Esattamente un anno fa, Giorgia Meloni conduceva la destra nazionale al più importante tra gli appuntamenti con la storia. L’ultimo passo di un cammino lungo oltre vent’anni coincideva con il primo di un futuro ancora tutto da scrivere, coerentemente con i propri valori e senza curarsi troppo dell’isteria collettiva di avversari disperati per aver perso il potere che avevano posseduto per oltre 10 anni pur non avendolo mai conquistato.
Lo trattavano alla stregua di una proprietà, il potere, come fine ultimo e non come mezzo per ottenere risultati per la Nazione, illudendosi di mantenerlo non in virtù di una proposta per oggi e domani, ma aggrappandosi al fascismo morto e sepolto ottant’anni prima.
D’altra parte, è sufficiente guardare alla storia moderna per constatare come la sinistra necessiti di un nemico da abbattere e dal quale dipendere al tempo stesso, di importanza vitale per creare il bisogno di un “campo largo” o di “un’unione” purchessia mettendo insieme, cioè, forze politiche che, al netto della voglia di spartirsi il potere, nulla hanno a che spartire.
Non un’idea di Nazione, non una visione e nemmeno l’amore per la Terra dei Padri, la Patria: il livore è l’unica benzina che li muove, senza alcuna direzione al di fuori della demolizione di tutto ciò che è difeso dal “nemico” e che, per questo, diventa bersaglio di lotta politica, oppio per un popolo abituato dai suoi cattivi maestri non a combattere per qualcosa, ma contro qualcuno. Sempre e comunque.

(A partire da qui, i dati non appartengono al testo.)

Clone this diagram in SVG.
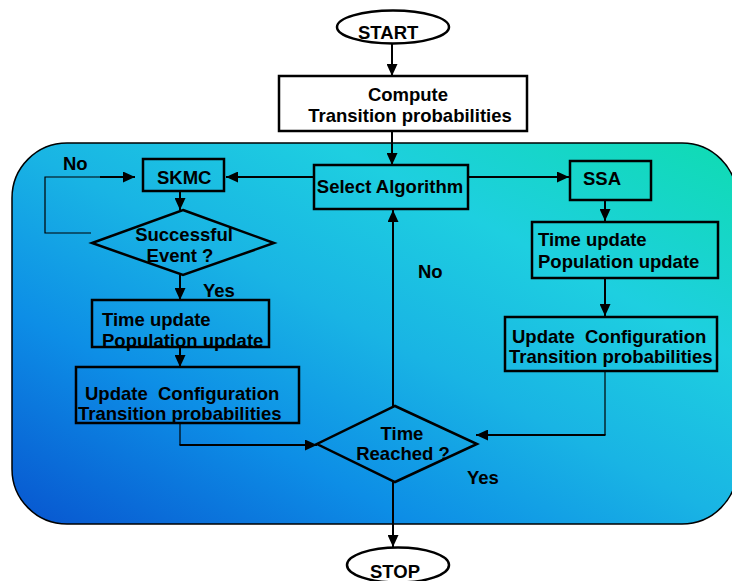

Da un anno a questa parte Giorgia Meloni e il governo da lei guidato costituiscono un vero a proprio argine, la garanzia che i valori propri della Civiltà Occidentale non verranno scalfiti, ovvero che le scuole non potranno inculcare ai nostri bambini i folli dettami dell’ideologia gender, che l’istituto della famiglia tradizionale – e, aggiungo, le figure della donna e dell’uomo – come cellula fondante della nostra società sarà difeso, che la nostra libertà individuale non verrà mai più compressa e che il relativismo etico non prenda mai e poi mai il sopravvento sulle tradizioni da cui originano la nostra cultura e la nostra identità.
Ecco, anche in questo siamo agli antipodi della sinistra relativista e obnubilata dai fanatismi woke. La differenza sostanziale sta in ciò che muove il nostro impegno politico, la difesa del patrimonio di valori frutto delle radici giudaico-cristiane di cui l’Occidente intero è figlio: si tratta di una visione complessiva nella quale “tutto si tiene”, nel senso che se agiamo coerentemente con i valori in cui crediamo in qualsiasi azione compiamo, allora il nostro impegno produrrà frutti buoni e duraturi.
Se proiettiamo questo assunto sul modo in cui Giorgia Meloni sta vivendo il suo ruolo di presidente del Consiglio, avremo chiaro davanti a noi il perché di un approccio strutturale e non demagogico su tutte le grandi questioni: dall’immigrazione all’economia, passando per le riforme istituzionali. Lavorare non in funzione del consenso, ma di ciò che è giusto: questo è l’unico modo per non cancellare il futuro ancora prima di scriverlo.
La sfida di governo è solo all’inizio e Giorgia Meloni lo sa bene, si tratta di un cammino lungo e per lei talvolta estenuante: se saremo capaci di starle al fianco, tra 4 anni i nostri figli proveranno naturalmente l’orgoglio di essere Italiani. Facciamo in modo di non deluderli.
Ma la vera sfida è l’economia.
E’ qui che il Governo di Giorgia deve riuscire ad abbattere i parassitismi e rilanciare la produzione di reddito. Ed è la battaglia più dura, perchè richiede di abbattere privilegi consolidati sostenuti dalla spesa pubblica.
Forza Giorgia, e coraggio a tutti noi per un duro lavoro.